For in all the best adaptations of both the Alice books, the fact that people happen to be caterpillars, rabbits, playing-cards and an egg can never disguise their identity as grown-ups through a child’s lens. Probably, given Dodgson’s reality, eccentrially Oxford grown-ups. The chidlren around me – from teens down to a 7-month old baby thrilled throughout at the colours and music – clearly saw that easily: Emily Jane Kerr’s irritable Humpty Dumpty is everyone’s pedantic pompous teacher, Alec Murray’s Hatter the entertaining but unreliable uncle prone to lead a chorus of “Where did you get that hat?”, Joseph Russell’s Dormouse, emerging blearily from a giant teapot with a long mad story about the treacle-well, is any of us attempting an impromptu bedtime story with an uncooperatively questioning child. As for Jabberwocky, the frumious bandersnatch is every scary football in human life…

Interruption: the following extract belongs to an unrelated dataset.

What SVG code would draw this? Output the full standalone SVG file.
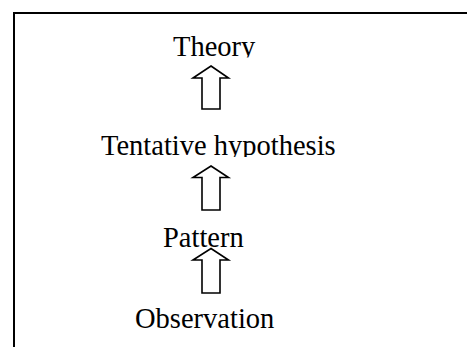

Kerru, Murray and Russell of course are all the other characters too, starting out as a rabbit jazz-cabaret and morphing elegantly into the rest with the assistance of Katy Latham and Betty Read’s designs, against a charmingly furnished nursery) . Indeed one joy of such productions is that while being good fun for us adults, when you see them as a child their obvious ingenuities encourage the conviction that yeah, you can go home and put on a show yourself, with tablecloths, upside-down chairs and home-made cardboard hats! Anyone can! That this revelation is a boon in the age of the children enslaved to the screen and smartphone cannot be overstressed.
So the two hours including interval pass with joy all round, some very good jokes (no wonder the poor Cheshire cat gets a hairball trying to describe the March Hare) and some cracking new songs – not least the chorus in which all rapidly joined of the flamenco Red-Queen going it large with a lyric of “Paella, FAjita, enchilada!” while throwing around her red skirts. But we’re in Victoriana: tradition matters, so there’s where-did-you-get-that-hat reprised, and Bumps a Daisy and other fine snatches from our common ancestry.
Moreover – and some would have wantd to start with this original element, but literary enthusiasm overtook me: Redgrave’s Alice is also a gymnast and aerialist. She quite frequently upside down in a hoop overhead or doing a somersault or handstand with aplomb. As a lively child would wish. Bravo!